## BEGIN Excerpted data

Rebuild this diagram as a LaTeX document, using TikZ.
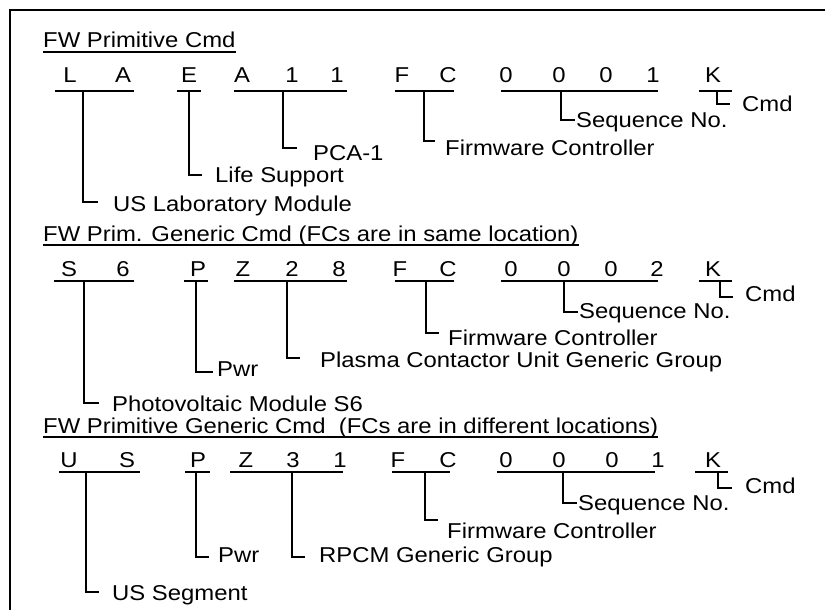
\documentclass[tikz,border=0pt]{standalone}
\usepackage{fontspec}
\setmainfont{Liberation Sans}[FakeStretch=1.11]
\newcommand\lblfont{\fontsize{21.5}{24}\selectfont}
\tikzset{
  lbl/.style={anchor=base west, inner sep=0pt, font=\lblfont},
  chr/.style={anchor=base, inner sep=0pt, font=\lblfont},
  ttl/.style={anchor=base west, inner sep=0pt, font=\lblfont},
  rulel/.style={line width=1.3pt},
  hookl/.style={line width=1.2pt},
  framel/.style={line width=2.5pt}
}
\begin{document}
\begin{tikzpicture}[x=1pt,y=-1pt]
\useasboundingbox (0,0) rectangle (825,610);
% frame
\coordinate (fa) at (825,10); \coordinate (fb) at (10,10); \coordinate (fc) at (10,610);
\draw[framel] (fa) -- (fb) -- (fc);

% ================= Section 1 =================
\node[ttl] (t1) at (43,48) {FW Primitive Cmd};
\draw[rulel] ([yshift=-4pt]t1.base west) -- ([yshift=-4pt]t1.base east);
\node[chr] (a1) at (70,83) {L};
\node[chr] (a2) at (123,83) {A};
\node[chr] (a3) at (189,83) {E};
\node[chr] (a4) at (242,83) {A};
\node[chr] (a5) at (292,83) {1};
\node[chr] (a6) at (337,83) {1};
\node[chr] (a7) at (402,83) {F};
\node[chr] (a8) at (448,83) {C};
\node[chr] (a9) at (506,83) {0};
\node[chr] (a10) at (559,83) {0};
\node[chr] (a11) at (606,83) {0};
\node[chr] (a12) at (653,83) {1};
\node[chr] (a13) at (713,83) {K};
% underlines
\coordinate (a1u) at (55,91);  \coordinate (a2u) at (134,91);
\coordinate (a3u) at (177,91); \coordinate (a3v) at (201,91);
\coordinate (a4u) at (234,91); \coordinate (a6u) at (347,91);
\coordinate (a7u) at (395,91); \coordinate (a8u) at (454,91);
\coordinate (a9u) at (501,91); \coordinate (a12u) at (658,91);
\coordinate (a13u) at (699,91); \coordinate (a13v) at (732,91);
\draw[rulel] (a1u) -- (a2u);
\draw[rulel] (a3u) -- (a3v);
\draw[rulel] (a4u) -- (a6u);
\draw[rulel] (a7u) -- (a8u);
\draw[rulel] (a9u) -- (a12u);
\draw[rulel] (a13u) -- (a13v);
% labels
\node[lbl] (l11) at (113,211) {US Laboratory Module};
\node[lbl] (l12) at (215,182) {Life Support};
\node[lbl] (l13) at (313,160) {PCA-1};
\node[lbl] (l14) at (445,155) {Firmware Controller};
\node[lbl] (l15) at (576,127) {Sequence No.};
\node[lbl] (l16) at (742,111) {Cmd};
% drops
\coordinate (d11) at (83,91);  \coordinate (h11) at (98,202);
\coordinate (d12) at (189,91); \coordinate (h12) at (202,175);
\coordinate (d13) at (283,91); \coordinate (h13) at (297,148);
\coordinate (d14) at (424,91); \coordinate (h14) at (435,141);
\coordinate (d15) at (561,91); \coordinate (h15) at (575,120);
\coordinate (d16) at (717,91); \coordinate (h16) at (730,104);
\draw[hookl] (d11) |- (h11);
\draw[hookl] (d12) |- (h12);
\draw[hookl] (d13) |- (h13);
\draw[hookl] (d14) |- (h14);
\draw[hookl] (d15) |- (h15);
\draw[hookl] (d16) |- (h16);

% ================= Section 2 =================
\node[ttl] (t2) at (43,241) {FW Prim. Generic Cmd (FCs are in same location)};
\draw[rulel] ([yshift=-4pt]t2.base west) -- ([yshift=-4pt]t2.base east);
\node[chr] (b1) at (69,276) {S};
\node[chr] (b2) at (123,276) {6};
\node[chr] (b3) at (198,276) {P};
\node[chr] (b4) at (243,276) {Z};
\node[chr] (b5) at (292,276) {2};
\node[chr] (b6) at (339,276) {8};
\node[chr] (b7) at (400,276) {F};
\node[chr] (b8) at (448,276) {C};
\node[chr] (b9) at (511,276) {0};
\node[chr] (b10) at (564,276) {0};
\node[chr] (b11) at (611,276) {0};
\node[chr] (b12) at (657,276) {2};
\node[chr] (b13) at (713,276) {K};
\coordinate (b1u) at (54,281);  \coordinate (b2u) at (134,281);
\coordinate (b3u) at (184,281); \coordinate (b3v) at (208,281);
\coordinate (b4u) at (234,281); \coordinate (b6u) at (347,281);
\coordinate (b7u) at (395,281); \coordinate (b8u) at (454,281);
\coordinate (b9u) at (501,281); \coordinate (b12u) at (658,281);
\coordinate (b13u) at (699,281); \coordinate (b13v) at (732,281);
\draw[rulel] (b1u) -- (b2u);
\draw[rulel] (b3u) -- (b3v);
\draw[rulel] (b4u) -- (b6u);
\draw[rulel] (b7u) -- (b8u);
\draw[rulel] (b9u) -- (b12u);
\draw[rulel] (b13u) -- (b13v);
\node[lbl] (l21) at (112,411) {Photovoltaic Module S6};
\node[lbl] (l22) at (217,376) {Pwr};
\node[lbl] (l23) at (320,367) {Plasma Contactor Unit Generic Group};
\node[lbl] (l24) at (448,345) {Firmware Controller};
\node[lbl] (l25) at (579,318) {Sequence No.};
\node[lbl] (l26) at (745,301) {Cmd};
\coordinate (d21) at (84,281);  \coordinate (h21) at (99,403);
\coordinate (d22) at (196,281); \coordinate (h22) at (213,372);
\coordinate (d23) at (287,281); \coordinate (h23) at (300,358);
\coordinate (d24) at (426,281); \coordinate (h24) at (439,333);
\coordinate (d25) at (564,281); \coordinate (h25) at (578,312);
\coordinate (d26) at (720,281); \coordinate (h26) at (733,297);
\draw[hookl] (d21) |- (h21);
\draw[hookl] (d22) |- (h22);
\draw[hookl] (d23) |- (h23);
\draw[hookl] (d24) |- (h24);
\draw[hookl] (d25) |- (h25);
\draw[hookl] (d26) |- (h26);

% ================= Section 3 =================
\node[ttl] (t3) at (43,433) {FW Primitive Generic Cmd\ \ (FCs are in different locations)};
\draw[rulel] ([yshift=-4pt]t3.base west) -- ([yshift=-4pt]t3.base east);
\node[chr] (c1) at (69,467) {U};
\node[chr] (c2) at (127,467) {S};
\node[chr] (c3) at (198,467) {P};
\node[chr] (c4) at (246,467) {Z};
\node[chr] (c5) at (293,467) {3};
\node[chr] (c6) at (340,467) {1};
\node[chr] (c7) at (398,467) {F};
\node[chr] (c8) at (448,467) {C};
\node[chr] (c9) at (506,467) {0};
\node[chr] (c10) at (559,467) {0};
\node[chr] (c11) at (612,467) {0};
\node[chr] (c12) at (658,467) {1};
\node[chr] (c13) at (713,467) {K};
\coordinate (c1u) at (59,472);  \coordinate (c2u) at (140,472);
\coordinate (c3u) at (185,472); \coordinate (c3v) at (210,472);
\coordinate (c4u) at (230,472); \coordinate (c6u) at (343,472);
\coordinate (c7u) at (392,472); \coordinate (c8u) at (450,472);
\coordinate (c9u) at (497,472); \coordinate (c12u) at (655,472);
\coordinate (c13u) at (695,472); \coordinate (c13v) at (728,472);
\draw[rulel] (c1u) -- (c2u);
\draw[rulel] (c3u) -- (c3v);
\draw[rulel] (c4u) -- (c6u);
\draw[rulel] (c7u) -- (c8u);
\draw[rulel] (c9u) -- (c12u);
\draw[rulel] (c13u) -- (c13v);
\node[lbl] (l31) at (112,600) {US Segment};
\node[lbl] (l32) at (218,562) {Pwr};
\node[lbl] (l33) at (319,562) {RPCM Generic Group};
\node[lbl] (l34) at (447,538) {Firmware Controller};
\node[lbl] (l35) at (578,510) {Sequence No.};
\node[lbl] (l36) at (745,493) {Cmd};
\coordinate (d31) at (86,472);  \coordinate (h31) at (99,592);
\coordinate (d32) at (196,472); \coordinate (h32) at (209,557);
\coordinate (d33) at (292,472); \coordinate (h33) at (305,557);
\coordinate (d34) at (425,472); \coordinate (h34) at (438,520);
\coordinate (d35) at (563,472); \coordinate (h35) at (577,503);
\coordinate (d36) at (718,472); \coordinate (h36) at (732,488);
\draw[hookl] (d31) |- (h31);
\draw[hookl] (d32) |- (h32);
\draw[hookl] (d33) |- (h33);
\draw[hookl] (d34) |- (h34);
\draw[hookl] (d35) |- (h35);
\draw[hookl] (d36) |- (h36);
\end{tikzpicture}
\end{document}
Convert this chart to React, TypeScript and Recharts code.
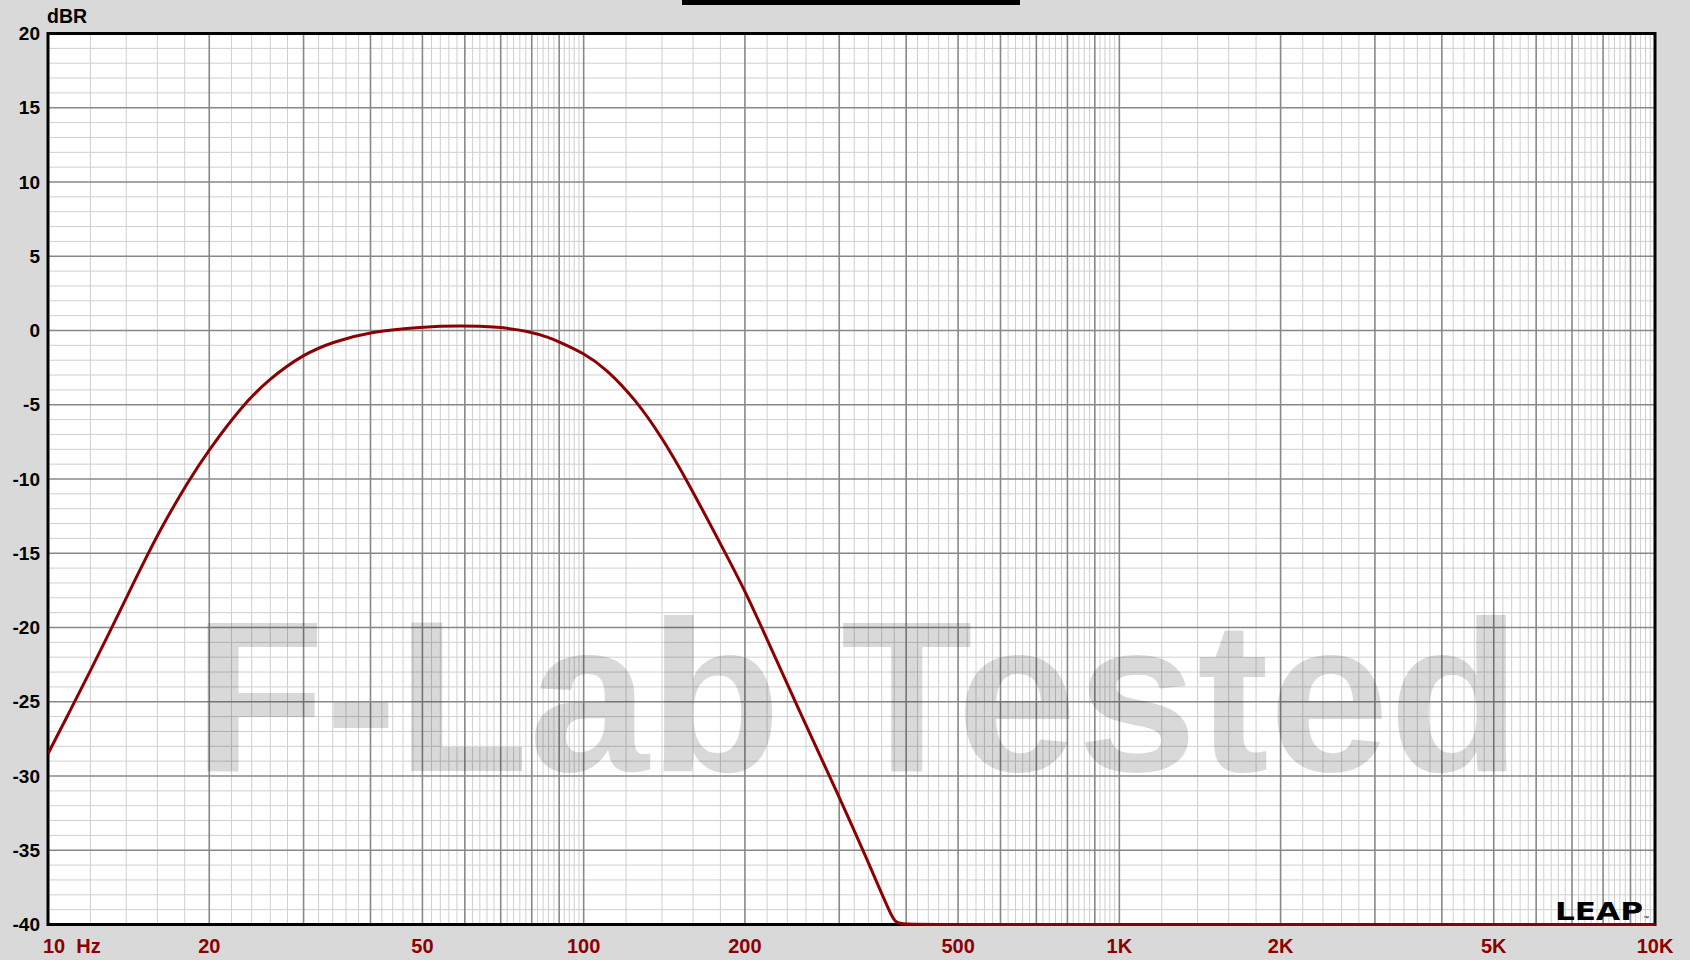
import React from 'react';
import { LineChart, Line, XAxis, YAxis, CartesianGrid, ReferenceArea } from 'recharts';

// Frequency (Hz) and level (dBR)
const freqHz = [10, 11, 12, 13, 14, 15, 16.2, 18.3, 20, 23, 25.8, 30, 34.2, 40, 50, 58.7, 69.3, 78.9, 86.5, 90, 100, 110, 125, 140, 156, 182.7, 200, 220, 254, 300, 338, 379, 385, 500, 1000, 10000];
const levelDbr = [-28.5, -25.6, -22.9, -20.4, -18.0, -15.8, -13.4, -10.1, -8.0, -5.1, -3.3, -1.58, -0.75, -0.07, 0.25, 0.32, 0.25, -0.04, -0.5, -0.76, -1.52, -2.55, -4.65, -7.2, -10.1, -14.8, -17.5, -20.8, -25.8, -31.4, -35.6, -39.8, -40, -40, -40, -40];

const xTicks = [10, 20, 50, 100, 200, 500, 1000, 2000, 5000, 10000];
const xTickLabels = ['10\u00a0\u00a0Hz', '20', '50', '100', '200', '500', '1K', '2K', '5K', '10K'];
const yTicks = [20, 15, 10, 5, 0, -5, -10, -15, -20, -25, -30, -35, -40];

const X_DOMAIN = [10, 10000];
const Y_DOMAIN = [-40, 20];

const decades = [10, 100, 1000];
const majorMultipliers = [1, 2, 3, 4, 5, 6, 7, 8, 9];
const minorOffsets = [0.2, 0.4, 0.6, 0.8];
const dbMajor = yTicks;
const dbMinor = [19, 18, 17, 16, 14, 13, 12, 11, 9, 8, 7, 6, 4, 3, 2, 1, -1, -2, -3, -4, -6, -7, -8, -9, -11, -12, -13, -14, -16, -17, -18, -19, -21, -22, -23, -24, -26, -27, -28, -29, -31, -32, -33, -34, -36, -37, -38, -39];

const majorFreqs: number[] = [];
const minorFreqs: number[] = [];
decades.forEach((d) => {
  majorMultipliers.forEach((m) => {
    majorFreqs.push(m * d);
    minorOffsets.forEach((o) => minorFreqs.push((m + o) * d));
  });
});
majorFreqs.push(10000);

const data = freqHz.map((f, i) => ({ f, v: levelDbr[i] }));

const RED = '#8b0000';
const FONT = '"Liberation Sans", Arial, sans-serif';
const MARGIN = { top: 33.5, right: 35, bottom: 5, left: 8 };
const Y_AXIS_W = 40;
const X_AXIS_H = 30.5;
const W = 1690;
const H = 960;

const XTick = (props: any) => {
  const { x, y, payload } = props;
  const idx = xTicks.indexOf(payload.value);
  const label = xTickLabels[idx] ?? String(payload.value);
  const first = idx === 0;
  return (
    <text
      x={first ? x - 5 : x}
      y={y}
      dy={20.5}
      textAnchor={first ? 'start' : 'middle'}
      fill={RED}
      fontSize={20}
      fontWeight="bold"
      fontFamily={FONT}
    >
      {label}
    </text>
  );
};

const plotBox = (p: any) => {
  const o = p && p.offset;
  if (o && typeof o.left === 'number' && typeof o.width === 'number') {
    return { left: o.left, top: o.top, width: o.width, height: o.height };
  }
  return {
    left: MARGIN.left + Y_AXIS_W,
    top: MARGIN.top,
    width: W - MARGIN.left - Y_AXIS_W - MARGIN.right,
    height: H - MARGIN.top - MARGIN.bottom - X_AXIS_H,
  };
};

const vGen = (vals: number[]) => (p: any) => {
  const s = p && p.xAxis && p.xAxis.scale;
  if (typeof s === 'function') return vals.map((f) => s(f));
  const b = plotBox(p);
  const span = Math.log10(X_DOMAIN[1] / X_DOMAIN[0]);
  return vals.map((f) => b.left + (Math.log10(f / X_DOMAIN[0]) / span) * b.width);
};
const hGen = (vals: number[]) => (p: any) => {
  const s = p && p.yAxis && p.yAxis.scale;
  if (typeof s === 'function') return vals.map((v) => s(v));
  const b = plotBox(p);
  return vals.map((v) => b.top + ((Y_DOMAIN[1] - v) / (Y_DOMAIN[1] - Y_DOMAIN[0])) * b.height);
};

export default function App() {
  return (
    <div style={{ position: 'fixed', left: 0, top: 0, width: W, height: H, background: '#d9d9d9', overflow: 'hidden' }}>
      <LineChart width={W} height={H} data={data} margin={MARGIN}>
        <XAxis
          dataKey="f"
          type="number"
          scale="log"
          domain={X_DOMAIN}
          ticks={xTicks}
          interval={0}
          allowDataOverflow
          height={X_AXIS_H}
          axisLine={false}
          tickLine={false}
          tick={<XTick />}
        />
        <YAxis
          type="number"
          domain={Y_DOMAIN}
          ticks={yTicks}
          interval={0}
          width={Y_AXIS_W}
          axisLine={false}
          tickLine={false}
          tick={{ fill: '#000', fontSize: 19, fontWeight: 'bold', fontFamily: FONT }}
        />
        <CartesianGrid
          fill="#ffffff"
          fillOpacity={1}
          stroke="#cfcfcf"
          strokeWidth={1}
          verticalCoordinatesGenerator={vGen(minorFreqs)}
          horizontalCoordinatesGenerator={hGen(dbMinor)}
        />
        <text
          x={857}
          y={771}
          textAnchor="middle"
          fontSize={216}
          fontWeight="bold"
          fontFamily={FONT}
          fill="#000"
          fillOpacity={0.15}
        >
          F-Lab Tested
        </text>
        <CartesianGrid
          stroke="#888888"
          strokeWidth={1.6}
          verticalCoordinatesGenerator={vGen(majorFreqs)}
          horizontalCoordinatesGenerator={hGen(dbMajor)}
        />
        <ReferenceArea x1={10} x2={10000} y1={-40} y2={20} fill="none" stroke="#000" strokeWidth={3} ifOverflow="visible" />
        <Line
          type="basis"
          dataKey="v"
          stroke={RED}
          strokeWidth={3}
          dot={false}
          activeDot={false}
          isAnimationActive={false}
        />
      </LineChart>
      <svg width={W} height={H} style={{ position: 'absolute', left: 0, top: 0, pointerEvents: 'none' }}>
        <rect x={682} y={0} width={338} height={5} fill="#000" />
        <text x={47} y={22.7} fontSize={19.5} fontWeight="bold" fontFamily={FONT} fill="#000">dBR</text>
        <text x={1555} y={920} fontSize={25} fontWeight="900" fontFamily='"DejaVu Sans", sans-serif' fill="#000" textLength={88} lengthAdjust="spacingAndGlyphs">LEAP</text>
        <text x={1643} y={920} fontSize={6} fontFamily={FONT} fill="#000">™</text>
      </svg>
    </div>
  );
}
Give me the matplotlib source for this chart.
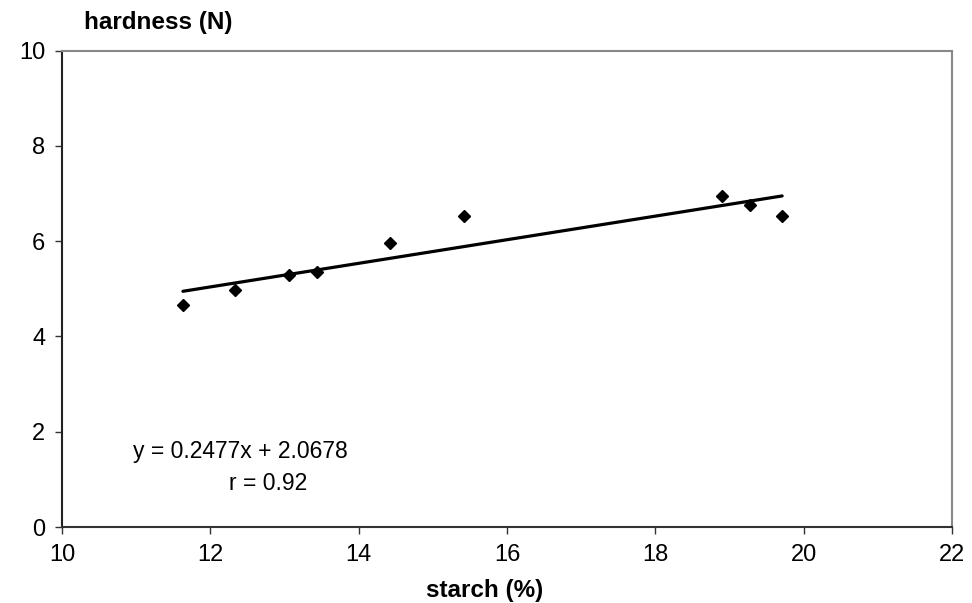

## END Excerpted data

Restate, line by line and word for word, everything from the top of the material through the line that contains "(fa) -- (fb) -- (fc);". Leave pictures out.

Exercise solution →
Rebuild this diagram as a LaTeX document, using TikZ.
\documentclass[tikz,border=0pt]{standalone}
\usepackage{fontspec}
\setmainfont{Liberation Sans}[FakeStretch=1.11]
\newcommand\lblfont{\fontsize{21.5}{24}\selectfont}
\tikzset{
  lbl/.style={anchor=base west, inner sep=0pt, font=\lblfont},
  chr/.style={anchor=base, inner sep=0pt, font=\lblfont},
  ttl/.style={anchor=base west, inner sep=0pt, font=\lblfont},
  rulel/.style={line width=1.3pt},
  hookl/.style={line width=1.2pt},
  framel/.style={line width=2.5pt}
}
\begin{document}
\begin{tikzpicture}[x=1pt,y=-1pt]
\useasboundingbox (0,0) rectangle (825,610);
% frame
\coordinate (fa) at (825,10); \coordinate (fb) at (10,10); \coordinate (fc) at (10,610);
\draw[framel] (fa) -- (fb) -- (fc);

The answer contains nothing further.